I saw this post on Facebook...
So, help me figure this one out.
1. Is she saying he USED TO Direct Message (DM) the 'chick' before they met?
2. Is she saying he USED TO DM the 'chick' DURING their relationship but BEFORE they got married?
3. Why is the 'chick' all dressed up? Is she a bridesmaid or something? A wedding guest maybe?
My immediate thought upon seeing this was, why are we focused on the 'used to' chick? And why is the language directed at her so negative & nasty?
What about the possible not so "used to" man?
No where in the caption was anything said about the man's behaviour!
As women, why do we continue to focus on the other woman? Completely turning a blind eye on him and his behaviour.
Let's go through the above options...
If #1 was the case, then there is no reason for you to say a thing. We have all been there. We are ALL someone's ex. And for whatever reason, you both didn't work out and so you both became that someone that she/he didn't go further with. Whether one of you felt salty about it or not.
On to Option #2, So this dude was dealing with said "used to" chick for who knows how long but now you're happy because he chose you to be his wife? Where was she during the courtship? Who allowed this kind of interference to occur? The 'used to' chick? My guess is, it wasn't entirely her doing. He had to allow it, did he not? That speaks volumes to his character, not only the way he treated the 'chick' but also the way he treated YOU. What makes you think it will stop once you're married?
And #3, is she your friend??? Why is she at the wedding??? Who invited her? You? Or him? That's just cruel either way.
This is the kind of man you're proud to be with? I'm just saying.
Why do we come up with things like this to continue the competition between women? The constant competition for a man. I'm not naive, I know a certain level of healthy competition exists for very primal basic reasons. However, if someone can easily be pulled away from you then maybe there are some deeper matters to be discussed between the two of you.
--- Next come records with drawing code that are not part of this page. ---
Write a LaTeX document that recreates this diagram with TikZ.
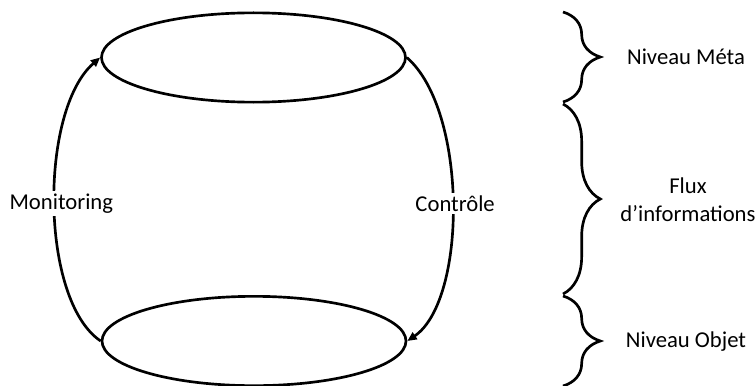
\documentclass[tikz,border=0pt]{standalone}
\usepackage{fontspec}
\setmainfont{Carlito}
\usetikzlibrary{arrows.meta,shapes.geometric,decorations.pathreplacing}

\begin{document}
\begin{tikzpicture}[x=0.75pt,y=-0.75pt,
    level/.style={ellipse,draw,line width=2pt,minimum width=228pt,minimum height=67pt},
    flow/.style={line width=2pt,-{Triangle[length=7pt,width=6pt]}},
    lbl/.style={fill=white,inner sep=2pt,font=\fontsize{17}{21}\selectfont},
    accol/.style={decorate,decoration={brace,amplitude=28pt},line width=2pt}]
  \useasboundingbox (0,0) rectangle (755,385);
  % niveaux
  \node[level] (meta) at (253.5,57.5) {};
  \node[level] (objet) at (254,341) {};
  % flux
  \draw[flow] (objet.west) .. controls +(-61,-41) and +(-61,53) .. (meta.west)
    node[lbl,pos=0.5,xshift=5pt] (monit) {Monitoring};
  \draw[flow] (meta.east) .. controls +(61,53) and +(60,-41) .. (objet.east)
    node[lbl,pos=0.5,xshift=2pt] (ctrl) {Contrôle};
  % accolades
  \foreach \i/\ya/\yb/\ym/\xt/\txt in {1/12/102/57/686/{Niveau Méta},
      2/104/294/200/688/{Flux\\d’informations},
      3/296/386/342/686/{Niveau Objet}}{
    \coordinate (h\i) at (563,\ya);
    \coordinate (b\i) at (563,\yb);
    \draw[accol] (h\i) -- (b\i);
    \node[lbl,align=center] (niv\i) at (\xt,\ym) {\txt};
  }
\end{tikzpicture}
\end{document}
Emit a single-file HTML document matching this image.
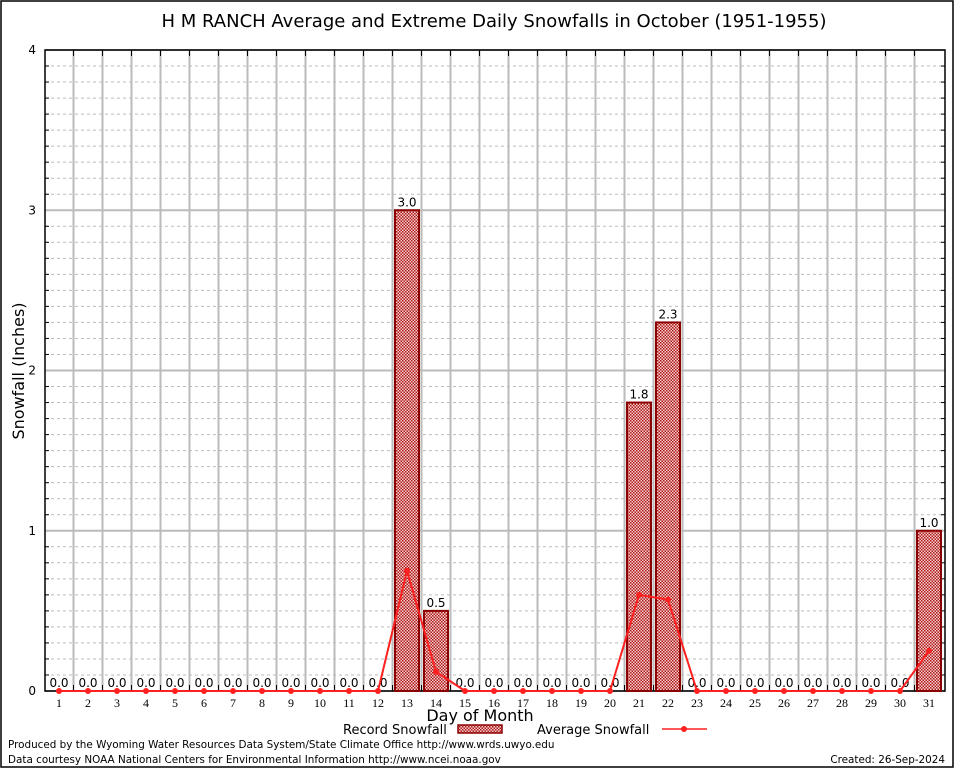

No need to then tear down other women in the process. (yes I am aware that these women play a role and ought to accept responsibility but certainly not all, not while you go marry or stay with the man she's been doing these things with, and yes I am aware that crazy and ratchet people exist.) Encourage better, but not in an insulting way.
Little girls for centuries have been taught to aspire to marriage. Not little boys. We are raised and groomed to be the perfect little wife. Meanwhile, boys can sow their royal oats. When we find that ONE man to share the rest of our lives with it's seen as an accomplishment. If we don't, something is wrong with us. Is that our main goal in life? Does the bride think she won at something?
Marriage (in it's current form) doesn't guarantee a damn thing. The divorce rate is approximately 50%. You know at least one couple on the brink, you know one couple that is miserable, you know one couple that don't know what the hell they're doing, you know a couple who there but ain really there, you know one couple faking it, you know one couple where the husband 'sweethearting', and you know another couple where BOTH dealing with side action.
WRAP UP: I'm not shitting on marriage. Marriage can be a beautiful thing. I'm not shittin' on men. I am pro man. I am pro woman. I am pro 7 billion of us. What I am shitting on is the constant UNNECESSARY match-up between women. Go compete for a job. Or better yet, compete against yourself and make you better. Let's lift each other up while we are doing it. When you know better, you do better.